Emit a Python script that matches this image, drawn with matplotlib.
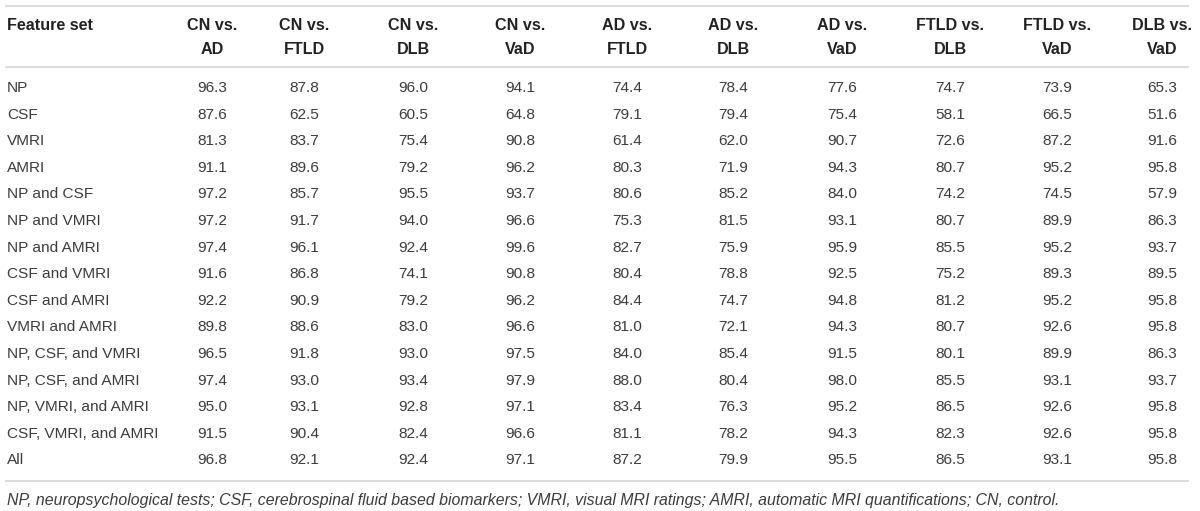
import matplotlib
matplotlib.use("Agg")
import matplotlib.pyplot as plt

plt.rcParams['font.family'] = ['Liberation Sans', 'DejaVu Sans']

feature_sets = ['NP', 'CSF', 'VMRI', 'AMRI', 'NP and CSF', 'NP and VMRI',
                'NP and AMRI', 'CSF and VMRI', 'CSF and AMRI', 'VMRI and AMRI',
                'NP, CSF, and VMRI', 'NP, CSF, and AMRI', 'NP, VMRI, and AMRI',
                'CSF, VMRI, and AMRI', 'All']

header_top = ['CN vs.', 'CN vs.', 'CN vs.', 'CN vs.', 'AD vs.', 'AD vs.',
              'AD vs.', 'FTLD vs.', 'FTLD vs.', 'DLB vs.']
header_bottom = ['AD', 'FTLD', 'DLB', 'VaD', 'FTLD', 'DLB', 'VaD', 'DLB', 'VaD', 'VaD']

cn_ad = [96.3, 87.6, 81.3, 91.1, 97.2, 97.2, 97.4, 91.6, 92.2, 89.8, 96.5, 97.4, 95.0, 91.5, 96.8]
cn_ftld = [87.8, 62.5, 83.7, 89.6, 85.7, 91.7, 96.1, 86.8, 90.9, 88.6, 91.8, 93.0, 93.1, 90.4, 92.1]
cn_dlb = [96.0, 60.5, 75.4, 79.2, 95.5, 94.0, 92.4, 74.1, 79.2, 83.0, 93.0, 93.4, 92.8, 82.4, 92.4]
cn_vad = [94.1, 64.8, 90.8, 96.2, 93.7, 96.6, 99.6, 90.8, 96.2, 96.6, 97.5, 97.9, 97.1, 96.6, 97.1]
ad_ftld = [74.4, 79.1, 61.4, 80.3, 80.6, 75.3, 82.7, 80.4, 84.4, 81.0, 84.0, 88.0, 83.4, 81.1, 87.2]
ad_dlb = [78.4, 79.4, 62.0, 71.9, 85.2, 81.5, 75.9, 78.8, 74.7, 72.1, 85.4, 80.4, 76.3, 78.2, 79.9]
ad_vad = [77.6, 75.4, 90.7, 94.3, 84.0, 93.1, 95.9, 92.5, 94.8, 94.3, 91.5, 98.0, 95.2, 94.3, 95.5]
ftld_dlb = [74.7, 58.1, 72.6, 80.7, 74.2, 80.7, 85.5, 75.2, 81.2, 80.7, 80.1, 85.5, 86.5, 82.3, 86.5]
ftld_vad = [73.9, 66.5, 87.2, 95.2, 74.5, 89.9, 95.2, 89.3, 95.2, 92.6, 89.9, 93.1, 92.6, 92.6, 93.1]
dlb_vad = [65.3, 51.6, 91.6, 95.8, 57.9, 86.3, 93.7, 89.5, 95.8, 95.8, 86.3, 93.7, 95.8, 95.8, 95.8]

columns = [cn_ad, cn_ftld, cn_dlb, cn_vad, ad_ftld, ad_dlb, ad_vad, ftld_dlb, ftld_vad, dlb_vad]

footnote = ('NP, neuropsychological tests; CSF, cerebrospinal fluid based biomarkers; '
            'VMRI, visual MRI ratings; AMRI, automatic MRI quantifications; CN, control.')

W, H = 1200, 511
fig = plt.figure(figsize=(W / 100, H / 100), dpi=100)
ax = fig.add_axes([0, 0, 1, 1])
ax.set_xlim(0, W)
ax.set_ylim(H, 0)
ax.axis('off')

# layout in pixels
col_x = [212, 304, 413, 520, 627, 733, 842, 950, 1057, 1162]
row_y0, row_dy = 88, 26.6
rule_color = '#d9d9d9'
head_color = '#222222'
body_color = '#3c3c3c'
fs = 11.1
fs_head = 11.6

for y in (6, 67, 481):
    ax.plot([5, 1189], [y, y], color=rule_color, lw=1.3, solid_capstyle='butt')

ax.text(7, 26, 'Feature set', ha='left', va='center', fontsize=fs_head,
        fontweight='bold', color=head_color)
for x, t1, t2 in zip(col_x, header_top, header_bottom):
    ax.text(x, 26, t1, ha='center', va='center', fontsize=fs_head,
            fontweight='bold', color=head_color)
    ax.text(x, 49, t2, ha='center', va='center', fontsize=fs_head,
            fontweight='bold', color=head_color)

for i, name in enumerate(feature_sets):
    y = row_y0 + i * row_dy
    ax.text(7, y, name, ha='left', va='center', fontsize=fs, color=body_color)
    for x, col in zip(col_x, columns):
        ax.text(x, y, f'{col[i]:.1f}', ha='center', va='center',
                fontsize=fs, color=body_color)

ax.text(7, 500, footnote, ha='left', va='center', fontsize=11.45,
        style='italic', color=body_color)

fig.savefig('out.png', dpi=100)
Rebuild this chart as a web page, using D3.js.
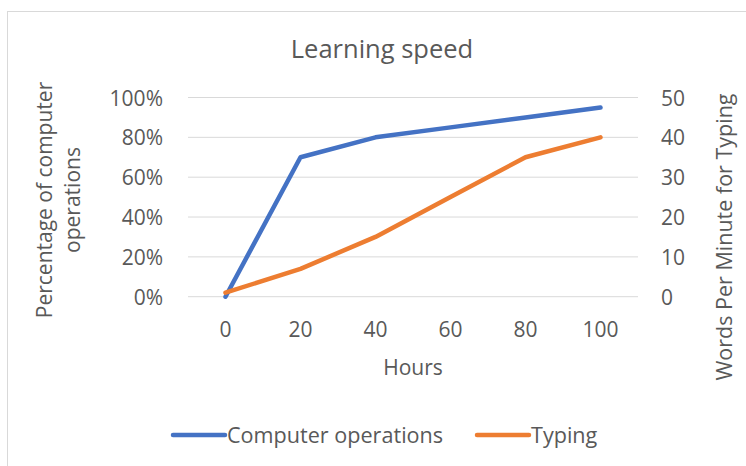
<!DOCTYPE html>
<html>
<head>
<meta charset="utf-8">
<script src="https://cdn.jsdelivr.net/npm/d3@7"></script>
<style>
  body { margin: 0; background: #fff; }
  svg text { font-family: "Open Sans", "Noto Sans", sans-serif; fill: #595959; }
</style>
</head>
<body>
<div id="chart"></div>
<script>
// data
var hours = ["0", "20", "40", "60", "80", "100"];
var computerOps = [0, 0.70, 0.80, 0.85, 0.90, 0.95];
var typingWpm = [1, 7, 15, 25, 35, 40];
var leftTicks = [0, 0.2, 0.4, 0.6, 0.8, 1.0];
var rightTicks = [0, 10, 20, 30, 40, 50];

var width = 746, height = 466;
var plot = { left: 188, right: 638, top: 97.5, bottom: 296.7 };

var svg = d3.select("#chart").append("svg")
  .attr("width", width)
  .attr("height", height);

// chart frame (only top and left edges show in the shot)
svg.append("rect")
  .attr("x", 7.5).attr("y", 11.5)
  .attr("width", width + 20).attr("height", height + 20)
  .attr("fill", "none")
  .attr("stroke", "#d9d9d9");

var x = d3.scaleBand().domain(hours).range([plot.left, plot.right]).padding(0);
var yL = d3.scaleLinear().domain([0, 1]).range([plot.bottom, plot.top]);
var yR = d3.scaleLinear().domain([0, 50]).range([plot.bottom, plot.top]);
var cx = function (d) { return x(d) + x.bandwidth() / 2; };

// gridlines
svg.append("g").selectAll("line")
  .data(leftTicks)
  .enter().append("line")
  .attr("x1", plot.left).attr("x2", plot.right)
  .attr("y1", function (d) { return yL(d); })
  .attr("y2", function (d) { return yL(d); })
  .attr("stroke", "#d9d9d9")
  .attr("stroke-width", 1);

// left axis
var leftAxis = svg.append("g")
  .attr("transform", "translate(" + (plot.left - 25) + ",0)")
  .call(d3.axisLeft(yL).tickValues(leftTicks).tickFormat(d3.format(".0%")).tickSize(0).tickPadding(0));
leftAxis.select(".domain").remove();
leftAxis.selectAll("text").style("font-size", "21px").attr("fill", "#595959").attr("dy", "0.36em");

// right axis
var rightAxis = svg.append("g")
  .attr("transform", "translate(" + (plot.right + 23) + ",0)")
  .call(d3.axisRight(yR).tickValues(rightTicks).tickSize(0).tickPadding(0));
rightAxis.select(".domain").remove();
rightAxis.selectAll("text").style("font-size", "21px").attr("fill", "#595959").attr("dy", "0.36em");

// bottom axis
var bottomAxis = svg.append("g")
  .attr("transform", "translate(0," + 322 + ")")
  .call(d3.axisBottom(x).tickSize(0).tickPadding(0));
bottomAxis.select(".domain").remove();
bottomAxis.selectAll("text").style("font-size", "21px").attr("fill", "#595959").attr("dy", "0.71em");

// lines
var lineL = d3.line()
  .x(function (d, i) { return cx(hours[i]); })
  .y(function (d) { return yL(d); });
var lineR = d3.line()
  .x(function (d, i) { return cx(hours[i]); })
  .y(function (d) { return yR(d); });

svg.append("path")
  .datum(computerOps)
  .attr("d", lineL)
  .attr("fill", "none")
  .attr("stroke", "#4472c4")
  .attr("stroke-width", 4.5)
  .attr("stroke-linecap", "round")
  .attr("stroke-linejoin", "round");

svg.append("path")
  .datum(typingWpm)
  .attr("d", lineR)
  .attr("fill", "none")
  .attr("stroke", "#ed7d31")
  .attr("stroke-width", 4.5)
  .attr("stroke-linecap", "round")
  .attr("stroke-linejoin", "round");

// title
svg.append("text")
  .attr("x", 382).attr("y", 58)
  .attr("text-anchor", "middle")
  .style("font-size", "25.5px")
  .text("Learning speed");

// x axis title
svg.append("text")
  .attr("x", (plot.left + plot.right) / 2).attr("y", 375)
  .attr("text-anchor", "middle")
  .style("font-size", "21px")
  .text("Hours");

// left axis title (two lines)
var lt = svg.append("text")
  .attr("transform", "translate(52,200) rotate(-90)")
  .attr("text-anchor", "middle")
  .style("font-size", "21px");
lt.append("tspan").attr("x", 0).attr("y", 0).text("Percentage of computer");
lt.append("tspan").attr("x", 0).attr("y", 28).text("operations");

// right axis title
svg.append("text")
  .attr("transform", "translate(732,237) rotate(-90)")
  .attr("text-anchor", "middle")
  .style("font-size", "21.5px")
  .text("Words Per Minute for Typing");

// legend
var legendItems = [
  { name: "Computer operations", color: "#4472c4", x: 173 },
  { name: "Typing", color: "#ed7d31", x: 477 }
];
var lg = svg.append("g").selectAll("g")
  .data(legendItems)
  .enter().append("g")
  .attr("transform", function (d) { return "translate(" + d.x + ",435)"; });
lg.append("line")
  .attr("x1", 0).attr("x2", 52)
  .attr("stroke", function (d) { return d.color; })
  .attr("stroke-width", 4.5)
  .attr("stroke-linecap", "round");
lg.append("text")
  .attr("x", 54).attr("y", 0)
  .attr("dy", "0.36em")
  .style("font-size", "21.6px")
  .text(function (d) { return d.name; });
</script>
</body>
</html>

* What you will do
Everything from the first line of the listing above through the line that contains "plt.rcParams['font.family'] = ['Liberation" is to be restated word for word, minus the pictures.

* Written solution
Emit a Python script that matches this image, drawn with matplotlib.
import matplotlib
matplotlib.use("Agg")
import matplotlib.pyplot as plt

plt.rcParams['font.family'] = ['Liberation Sans', 'DejaVu Sans']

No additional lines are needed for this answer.